NORRISTOWN—Saturday morning, Montgomery County Judge Steven T. O’Neill finally bent to the will of the jury and declared a mistrial in Bill Cosby’s sexual assault case.
“The legacy remains intact,” said Andrew Wyatt, the longtime spokesman for the legendary entertainer. “For Gloria Allred and all those other lawyers, tell them to go back to law school and take another class.”
Wyatt continued: “The legacy hasn’t gone anywhere, it’s intact, [Bill Cosby] feels vindicated.”
Jurors deliberated for more than 53 hours, several times asking to have testimony re-read, before declaring a second time that they were hopelessly deadlocked.
The judge, who seven times previously denied mistrial requests made by the defense, finally gave in and declared the mistrial.
Cosby, 79, had maintained his innocence even rejecting a friendly plea deal offered by prosecutors just before the trial started in early June.
“I’m innocent. I’m not going to plea to something I did not do,” Cosby said, during an exclusive interview with the NNPA Newswire. As he walked out of the courtroom on Saturday, still a free man, he again thanked the Black Press for being fair. “Thank you for everything. Thank you for your fairness. I’m going home.”
Cosby’s wife, Camille, released a statement blasting the judge and prosecutors.
“How do I describe the District Attorney? Heinously and exploitive ambitious. How do I describe the judge? Overtly and arrogantly collaborating with the District Attorney,” said Camille Cosby. “How do I describe the counsels for the accusers? Totally unethical.”
Camille Cosby described mainstream media as, “blatantly vicious entities that continually disseminated intentional omissions of truths for the primary purpose of greedily selling sensationalism at the expense of a human life.”
Camille, like her husband, went on to thank their lawyers, their staff and Wyatt.
The judge has asked that prosecutors file a new case within 120 days; District Attorney Kevin Steele said he would.

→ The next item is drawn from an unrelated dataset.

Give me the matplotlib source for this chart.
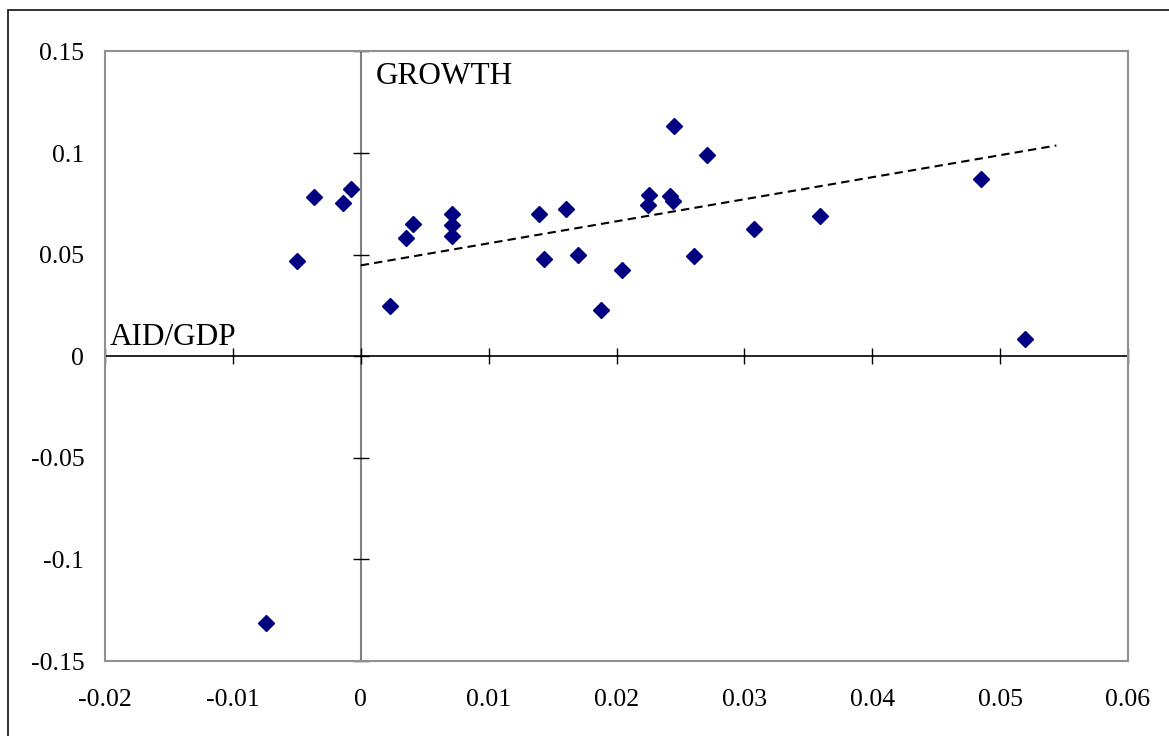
import matplotlib
matplotlib.use("Agg")
import matplotlib.pyplot as plt
from matplotlib.patches import Rectangle

# Data
aid_gdp = [-0.00365, -0.00138, -0.00078, -0.0050, 0.00229, 0.00354, 0.00412,
           0.00714, 0.00714, 0.00714, 0.01392, 0.01606, 0.01436, 0.01702,
           0.02041, 0.01879, 0.02255, 0.02244, 0.02419, 0.02445, 0.02453,
           0.02711, 0.02609, 0.03076, 0.03592, 0.04851, 0.05198, -0.00743]
growth = [0.0783, 0.0754, 0.0823, 0.0470, 0.0249, 0.0582, 0.0649,
          0.0700, 0.0647, 0.0590, 0.0698, 0.0726, 0.0478, 0.0500,
          0.0422, 0.0225, 0.0795, 0.0742, 0.0787, 0.0762, 0.1131,
          0.0990, 0.0493, 0.0624, 0.0690, 0.0874, 0.0085, -0.1315]

trend_x = [0.0, 0.0544]
trend_y = [0.0447, 0.1037]

x_ticks = [-0.02, -0.01, 0, 0.01, 0.02, 0.03, 0.04, 0.05, 0.06]
x_labels = ["-0.02", "-0.01", "0", "0.01", "0.02", "0.03", "0.04", "0.05", "0.06"]
y_ticks = [-0.15, -0.1, -0.05, 0, 0.05, 0.1, 0.15]
y_labels = ["-0.15", "-0.1", "-0.05", "0", "0.05", "0.1", "0.15"]

plt.rcParams['font.family'] = ['Liberation Serif', 'DejaVu Serif']

fig = plt.figure(figsize=(11.69, 7.36), dpi=100)
fig.patch.set_facecolor('white')

# outer frame (right and bottom edges lie outside the image)
fig.patches.append(Rectangle((8 / 1169, -0.05), 1.2, (736 - 10) / 736 + 0.05,
                             transform=fig.transFigure, fill=False,
                             edgecolor='#222222', linewidth=1.3))

ax = fig.add_axes([105 / 1169, 75 / 736, 1023 / 1169, 609.6 / 736])
ax.set_xlim(-0.02, 0.06)
ax.set_ylim(-0.15, 0.15)

for s in ax.spines.values():
    s.set_color('#909090')
    s.set_linewidth(1.5)

ax.set_xticks(x_ticks)
ax.set_xticklabels(x_labels)
ax.set_yticks(y_ticks)
ax.set_yticklabels(y_labels)
ax.tick_params(axis='both', length=0, labelsize=18.5)
ax.tick_params(axis='x', pad=20)
ax.tick_params(axis='y', pad=15)

# zero axes
ax.axvline(0, color='#808080', linewidth=1.5, zorder=1)
ax.axhline(0, color='black', linewidth=1.2, zorder=1)
ax.plot(x_ticks, [0] * len(x_ticks), linestyle='none', marker='|',
        markersize=11.5, color='black', markeredgewidth=1.0, clip_on=False, zorder=2)
ax.plot([0] * len(y_ticks), y_ticks, linestyle='none', marker='_',
        markersize=11.5, color='black', markeredgewidth=1.0, clip_on=False, zorder=2)

# trend line
ax.plot(trend_x, trend_y, linestyle=(0, (4, 2.5)), color='black', linewidth=1.5, zorder=3)

# points
ax.plot(aid_gdp, growth, linestyle='none', marker='D', markersize=8.5,
        color='#000080', markeredgecolor='#000080', zorder=4)

ax.text(0.0012, 0.145, "GROWTH", fontsize=22.5, ha='left', va='top')
ax.text(-0.0196, 0.0057, "AID/GDP", fontsize=22.5, ha='left', va='baseline')

fig.savefig("out.png", dpi=100)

Camille Cosby also said in the statement that she was grateful for the jurors, “who tenaciously fought to review the evidence; which is the rightful way to make a sound decision.”
The statement continued: “Ultimately, that is a manifestation of justice, based on facts, not lies. As a very special friend once stated, ‘truth can be subdued, but not destroyed.’”
Neither Cosby nor his team would address the district attorney’s statement that he would seek another trial in this case.
Brian McMonagle, Cosby’s lead defense attorney who proved his reputation as one of the best in the business, thanked the jury and judge in court.
After a brief statement that was read by Wyatt, Cosby and his team hopped into a waiting SUV and drove away from the Montgomery County Courthouse, certainly hoping to never see it again.
“Mr. Cosby’s power is back,” said Wyatt. “He has been restored.”